Autenticidade e inautenticidade na perspectiva heideggeriana

 

 

De que modo nos relacionamos com as pessoas e com o mundo? Como lidamos com nossos sonhos, nossos sentimentos? Qual é o sentido da nossa vida? Como nos apropriamos daquilo que nos é dado enquanto oportunidades que, ao serem acolhidas, constroem a nossa história?
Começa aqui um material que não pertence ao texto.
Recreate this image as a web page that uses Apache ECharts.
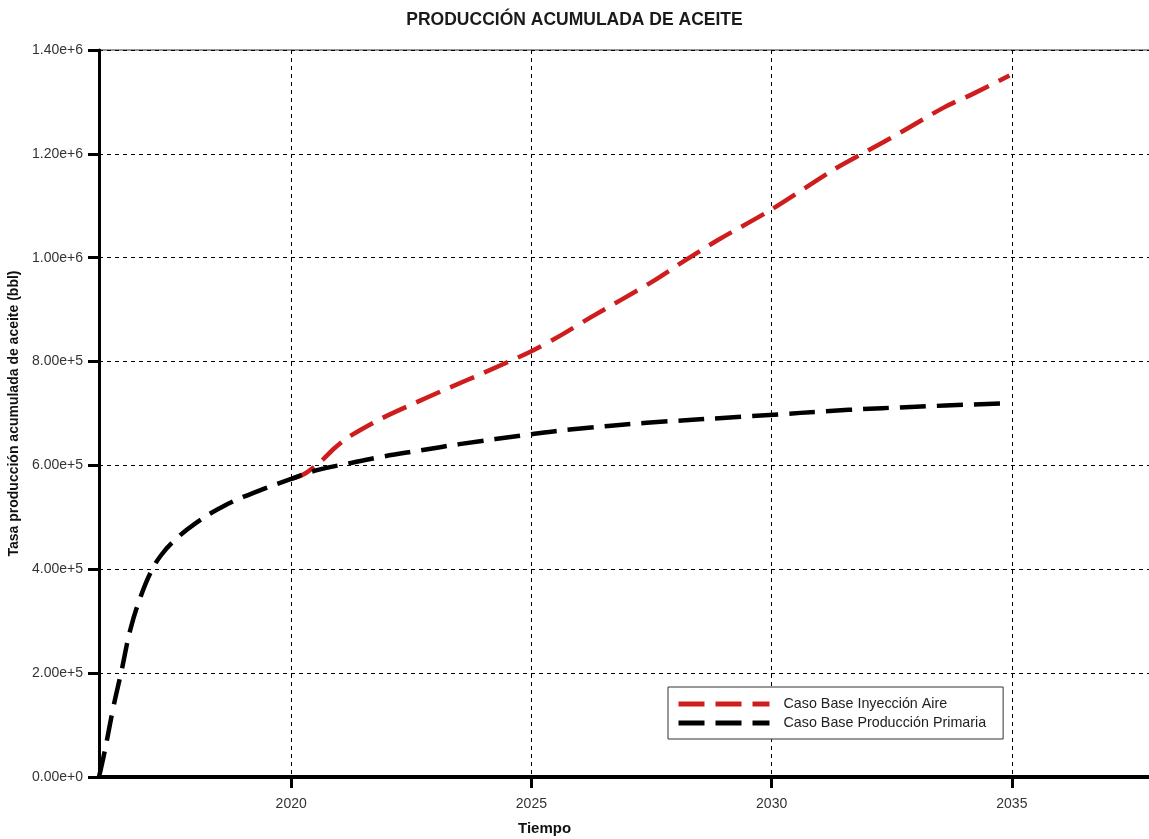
<!DOCTYPE html>
<html>
<head>
<meta charset="utf-8">
<title>Producción acumulada de aceite</title>
<script src="https://cdn.jsdelivr.net/npm/echarts@6/dist/echarts.min.js"></script>
<style>
  html, body { margin: 0; padding: 0; background: #fff; }
  #chart { width: 1149px; height: 839px; }
</style>
</head>
<body>
<div id="chart"></div>
<script>
// Cumulative oil production, [year, bbl]
const seriesNames = ['Caso Base Inyección Aire', 'Caso Base Producción Primaria'];

const inyeccionAire = [
  [2020.00, 574000], [2020.30, 585000], [2020.62, 608000], [2020.90, 633000],
  [2021.20, 655000], [2021.87, 690000], [2022.57, 720000], [2023.30, 750000],
  [2024.00, 778000], [2025.00, 820000], [2025.60, 850000], [2026.25, 886000],
  [2027.50, 953000], [2028.20, 995000], [2028.90, 1035000], [2030.00, 1093000],
  [2031.30, 1170000], [2032.00, 1206000], [2032.70, 1242000], [2033.60, 1290000],
  [2034.20, 1316000], [2034.95, 1351000]
];

const produccionPrimaria = [
  [2016.00, 0], [2016.12, 50000], [2016.30, 135000], [2016.47, 205000],
  [2016.65, 283000], [2016.85, 343000], [2017.08, 395000], [2017.30, 428000],
  [2017.60, 458000], [2018.00, 488000], [2018.60, 522000], [2019.35, 552000],
  [2020.00, 574000], [2020.50, 590000], [2021.20, 604000], [2021.90, 617000],
  [2022.70, 629000], [2023.50, 641000], [2025.00, 660000], [2025.80, 669000],
  [2027.40, 682000], [2029.60, 695000], [2031.60, 707000], [2033.00, 713000],
  [2034.90, 720000]
];

const yearTicks = [2020, 2025, 2030, 2035];

const FONT = '"Liberation Sans", Arial, sans-serif';
const chart = echarts.init(document.getElementById('chart'));

const dash = [26, 11];

chart.setOption({
  backgroundColor: '#fff',
  animation: false,
  title: {
    text: 'PRODUCCIÓN ACUMULADA DE ACEITE',
    left: 'center',
    top: 6,
    textStyle: { fontFamily: FONT, fontSize: 17.5, fontWeight: 'bold', color: '#1a1a1a' }
  },
  grid: {
    left: 99, top: 50, right: -7, bottom: 62,
    outerBoundsMode: 'none',
    containLabel: false,
    show: true, borderColor: '#333', borderWidth: 1, backgroundColor: 'transparent'
  },
  legend: {
    orient: 'vertical',
    left: 668, top: 687,
    itemWidth: 91, itemHeight: 14, itemGap: 5,
    padding: [10, 17, 9, 8],
    borderColor: '#333', borderWidth: 1,
    backgroundColor: '#fff',
    lineStyle: { width: 5 },
    itemStyle: { opacity: 0 },
    textStyle: { fontFamily: FONT, fontSize: 14.3, color: '#222', padding: [0, 0, 0, 9] },
    data: seriesNames
  },
  graphic: [{
    type: 'text',
    left: 548 - 30, top: 821,
    style: { text: 'Tiempo', font: 'bold 15px ' + FONT, fill: '#111' }
  }],
  xAxis: {
    type: 'value',
    min: 2016, max: 2038,
    axisLine: { show: true, onZero: false, lineStyle: { color: '#000', width: 4 } },
    axisTick: { show: true, length: 11, lineStyle: { color: '#000', width: 3 }, customValues: yearTicks },
    axisLabel: {
      customValues: yearTicks, margin: 20,
      fontFamily: FONT, fontSize: 14, color: '#333',
      formatter: v => String(v)
    },
    splitLine: { show: true, lineStyle: { color: '#000', width: 1, type: [4, 4] } }
  },
  yAxis: {
    type: 'value',
    min: 0, max: 1400000, interval: 200000,
    name: 'Tasa producción acumulada de aceite (bbl)',
    nameLocation: 'middle', nameRotate: 90, nameGap: 73,
    nameTextStyle: { fontFamily: FONT, fontSize: 14, fontWeight: 'bold', color: '#111' },
    axisLine: { show: true, lineStyle: { color: '#000', width: 3 } },
    axisTick: { show: true, length: 11, lineStyle: { color: '#000', width: 3 } },
    axisLabel: {
      margin: 16, fontFamily: FONT, fontSize: 14, color: '#333',
      formatter: v => Number(v).toExponential(2)
    },
    splitLine: { show: true, lineStyle: { color: '#000', width: 1, type: [4, 4] } }
  },
  series: [
    {
      name: seriesNames[0], type: 'line', data: inyeccionAire,
      symbol: 'none', smooth: 0.3,
      lineStyle: { color: '#cf1d1d', width: 4.5, type: dash },
      itemStyle: { color: '#cf1d1d' }
    },
    {
      name: seriesNames[1], type: 'line', data: produccionPrimaria,
      symbol: 'none', smooth: 0.4,
      lineStyle: { color: '#000', width: 4.5, type: dash },
      itemStyle: { color: '#000' }
    }
  ]
});
</script>
</body>
</html>
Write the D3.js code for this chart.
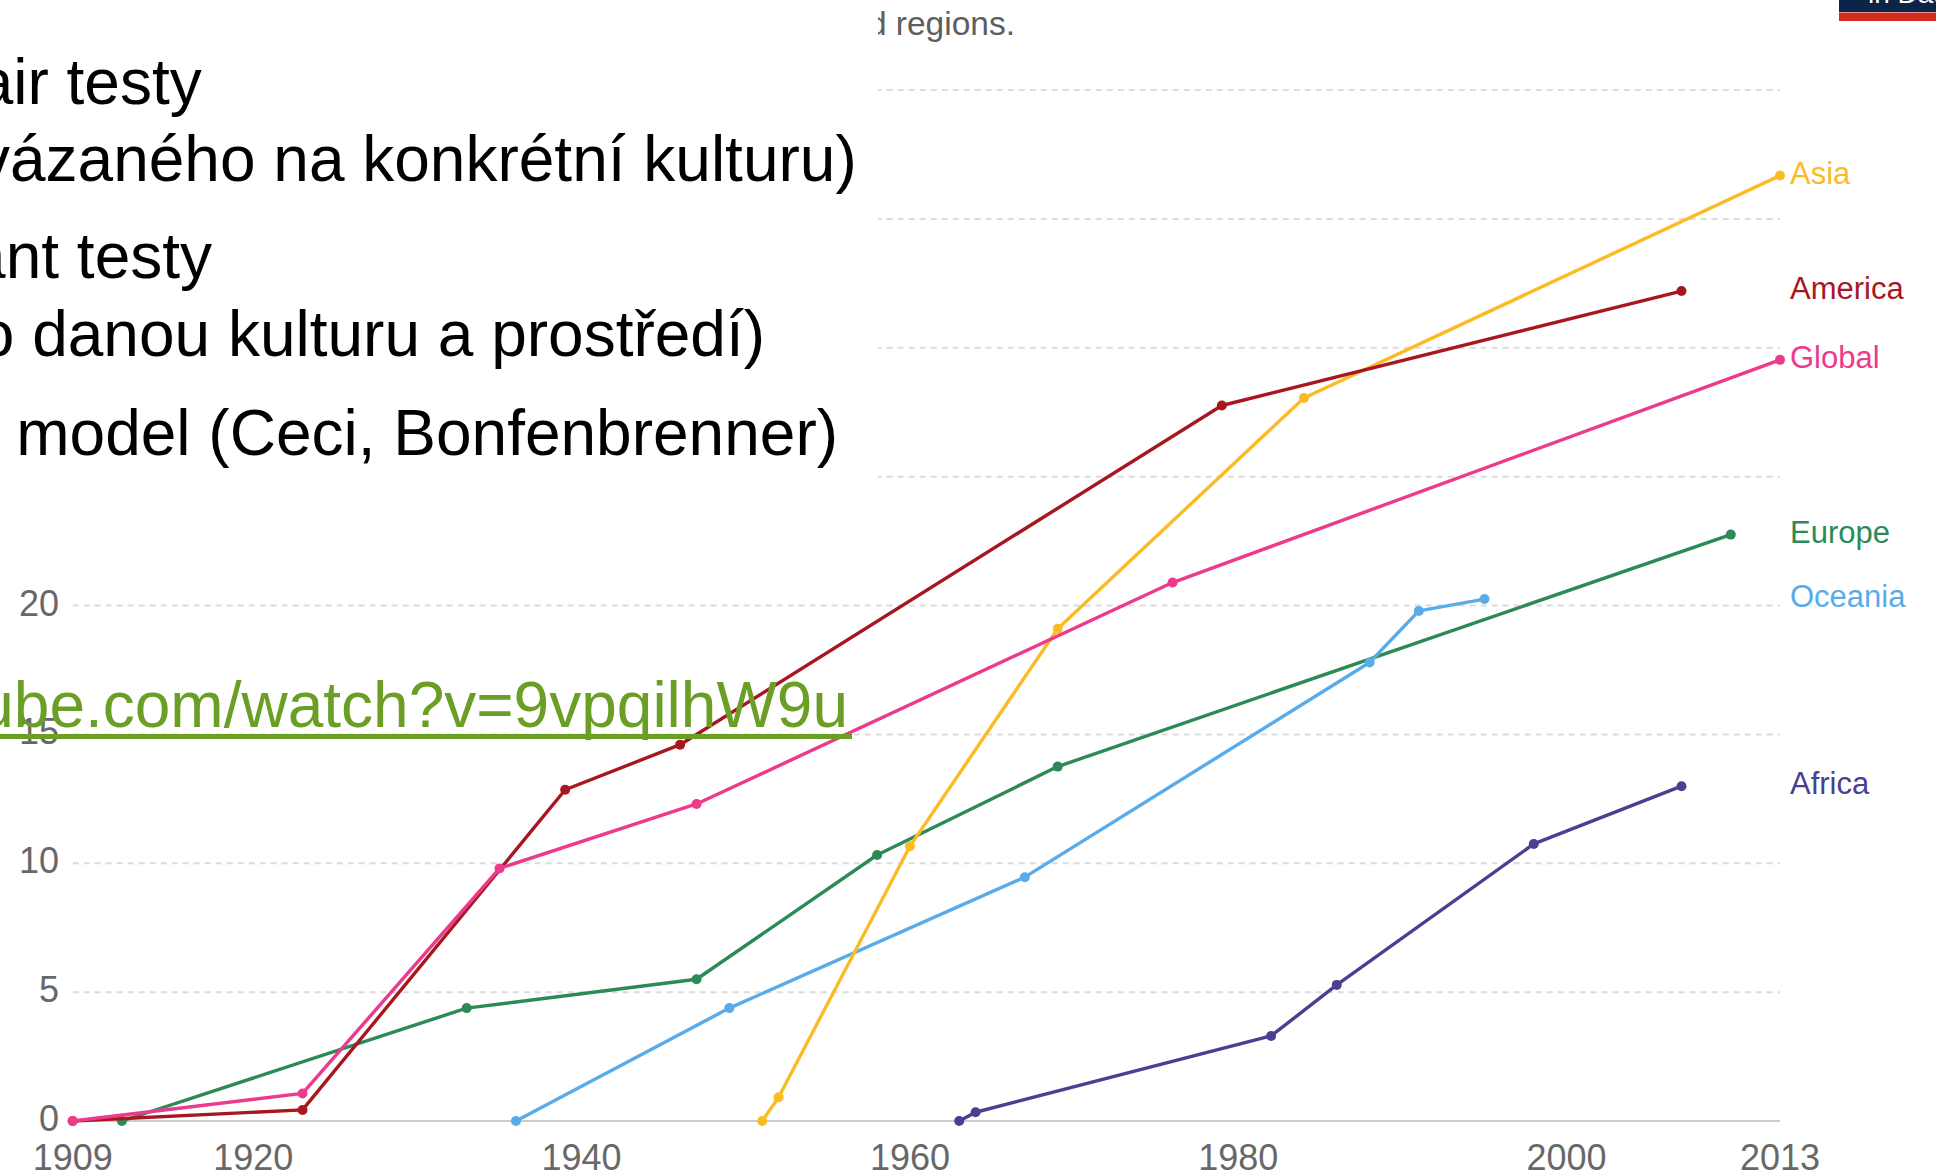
<!DOCTYPE html>
<meta charset="utf-8">
<style>
body { margin: 0; background: #fff; }
svg { display: block; font-family: "Liberation Sans", Arial, sans-serif; }
.grid line { stroke: #dcdcdc; stroke-width: 2px; stroke-dasharray: 6,5; }
.tick-label { fill: #686868; font-size: 36px; }
.series path { fill: none; stroke-width: 3.4px; stroke-linejoin: round; }
.slide-text { fill: #000; font-size: 64px; }
</style>
<svg width="1936" height="1176"></svg>
<script src="https://d3js.org/d3.v7.min.js"></script>
<script>

var years = [1909, 1920, 1940, 1960, 1980, 2000, 2013];
var yTicks = [0, 5, 10, 15, 20, 25, 30, 35, 40];

var regions = ["Europe", "Oceania", "Africa", "Asia", "America", "Global"];
var colors = {
  Asia: "#fbbb25",
  America: "#a8171f",
  Global: "#ec3a8c",
  Europe: "#2b8a56",
  Oceania: "#59abea",
  Africa: "#4a3f90"
};

var asia    = [[1951, 0], [1952, 0.92], [1960, 10.66], [1969, 19.1], [1984, 28.05], [2013, 36.68]];
var america = [[1909, 0], [1923, 0.43], [1939, 12.85], [1946, 14.6], [1979, 27.76], [2007, 32.2]];
var global  = [[1909, 0], [1923, 1.07], [1935, 9.8], [1947, 12.3], [1976, 20.89], [2013, 29.53]];
var europe  = [[1912, 0], [1933, 4.38], [1947, 5.5], [1958, 10.32], [1969, 13.75], [2010, 22.75]];
var oceania = [[1936, 0], [1949, 4.38], [1967, 9.46], [1988, 17.79], [1991, 19.79], [1995, 20.25]];
var africa  = [[1963, 0], [1964, 0.34], [1982, 3.3], [1986, 5.28], [1998, 10.75], [2007, 12.99]];

var values = { Asia: asia, America: america, Global: global, Europe: europe, Oceania: oceania, Africa: africa };

var slideLines = [
  "air testy",
  "vázaného na konkrétní kulturu)",
  "ant testy",
  "o danou kulturu a prostředí)",
  " model (Ceci, Bonfenbrenner)"
];
var linkText = "ube.com/watch?v=9vpqilhW9u";
var subtitle = "d regions.";

var svg = d3.select("svg");

var x = d3.scaleLinear().domain([1909, 2013]).range([72.7, 1780]);
var y = d3.scaleLinear().domain([0, 40]).range([1121, 90]);

// white box of the slide covers the top-left of the chart
var overlayW = 878, overlayH = 530;

// grid
svg.append("g")
    .attr("class", "grid")
  .selectAll("line")
  .data(yTicks.filter(function(d) { return d > 0; }))
  .enter().append("line")
    .attr("x1", x(1909))
    .attr("x2", x(2013))
    .attr("y1", function(d) { return y(d); })
    .attr("y2", function(d) { return y(d); });

svg.append("line")
    .attr("x1", x(1909)).attr("x2", x(2013))
    .attr("y1", y(0)).attr("y2", y(0))
    .attr("stroke", "#cccccc")
    .attr("stroke-width", 2);

// labels above the box bottom are hidden by it anyway
svg.append("g")
  .selectAll("text")
  .data(yTicks.filter(function(d) { return y(d) > overlayH; }))
  .enter().append("text")
    .attr("class", "tick-label")
    .attr("x", 59)
    .attr("y", function(d) { return y(d) + 10; })
    .attr("text-anchor", "end")
    .text(function(d) { return d; });

svg.append("g")
  .selectAll("text")
  .data(years)
  .enter().append("text")
    .attr("class", "tick-label")
    .attr("x", function(d) { return x(d); })
    .attr("y", 1170)
    .attr("text-anchor", "middle")
    .text(function(d) { return d; });

// series
var line = d3.line()
    .x(function(d) { return x(d[0]); })
    .y(function(d) { return y(d[1]); });

var series = svg.append("g")
    .attr("class", "series")
  .selectAll("g")
  .data(regions)
  .enter().append("g");

series.append("path")
    .attr("stroke", function(r) { return colors[r]; })
    .attr("d", function(r) { return line(values[r]); });

series.selectAll("circle")
  .data(function(r) { return values[r].map(function(p) { return { r: r, p: p }; }); })
  .enter().append("circle")
    .attr("cx", function(d) { return x(d.p[0]); })
    .attr("cy", function(d) { return y(d.p[1]); })
    .attr("r", 5)
    .attr("fill", function(d) { return colors[d.r]; });

svg.append("g")
  .selectAll("text")
  .data(regions)
  .enter().append("text")
    .attr("x", 1790)
    .attr("y", function(r) { var v = values[r]; return y(v[v.length - 1][1]) + 8; })
    .attr("fill", function(r) { return colors[r]; })
    .style("font-size", "31px")
    .text(function(r) { return r; });

// subtitle + logo
svg.append("text")
    .attr("x", 1015)
    .attr("y", 35)
    .attr("text-anchor", "end")
    .attr("fill", "#5e5e5e")
    .style("font-size", "33.5px")
    .text(subtitle);

svg.append("rect").attr("x", 1839).attr("y", 0).attr("width", 97).attr("height", 12).attr("fill", "#0b2447");
svg.append("rect").attr("x", 1839).attr("y", 12.5).attr("width", 97).attr("height", 8.5).attr("fill", "#d42a20");
svg.append("text")
    .attr("x", 1868).attr("y", 3)
    .attr("fill", "#fff")
    .style("font-size", "28px")
    .text("in Data");

// slide overlay
svg.append("rect")
    .attr("x", 0).attr("y", 0)
    .attr("width", overlayW).attr("height", overlayH)
    .attr("fill", "#fff");

var lineEnds = [201.7, 856.7, 212, 765, 838];
var lineBase = [104, 181, 278, 356, 455];

svg.append("g")
  .selectAll("text")
  .data(slideLines)
  .enter().append("text")
    .attr("class", "slide-text")
    .attr("x", function(d, i) { return lineEnds[i]; })
    .attr("y", function(d, i) { return lineBase[i]; })
    .attr("text-anchor", "end")
    .style("white-space", "pre")
    .text(function(d) { return d; });

svg.append("text")
    .attr("x", 848)
    .attr("y", 727)
    .attr("text-anchor", "end")
    .attr("fill", "#6b9e24")
    .style("font-size", "64px")
    .text(linkText);

svg.append("line")
    .attr("x1", 0).attr("x2", 852)
    .attr("y1", 736.5).attr("y2", 736.5)
    .attr("stroke", "#6b9e24")
    .attr("stroke-width", 5);

</script>
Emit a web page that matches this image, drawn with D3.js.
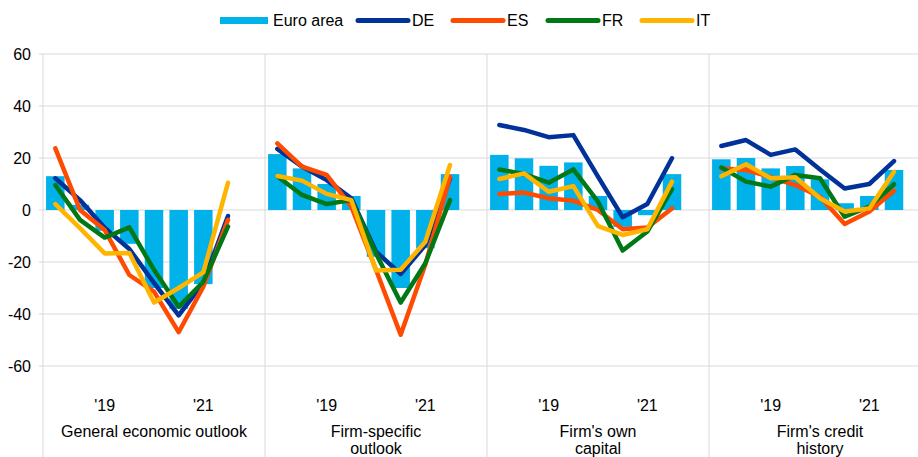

Vivemos nosso cotidiano de modo concreto, factual, ou seja, os acontecimentos do dia-a-dia nos envolvem, nos afetam, e é a partir daí que experimentamos a riqueza de estarmos vivos em uma trama de relacionamentos interpessoais que constituem nosso mundo significativo. Segundo Heidegger, somos ser-no-mundo, e isso não significa dizer que o homem está dentro do mundo, mas sim que mundo e homem co-existem, necessariamente. Não existe mundo sem homem e vice-versa. Essa forma de pensar difere radicalmente do pensamento metafísico, proposto desde Platão e que sustenta uma leitura de mundo dividido – mundo dentro da caverna & mundo fora da caverna (fazendo referência ao Mito da Caverna de Platão), mundo sensível & mundo suprassensível, realidade interna & realidade externa.

Ser-no-mundo é um traço fundamental do humano. Nessa trama existencial, o homem se manifesta, fala, faz escolhas, renuncia, foge, encontra, se angustia. A identidade do homem é a sua própria história que está em constante construção, e só podemos atribuir um fim a essa construção no dia em que esse homem morre.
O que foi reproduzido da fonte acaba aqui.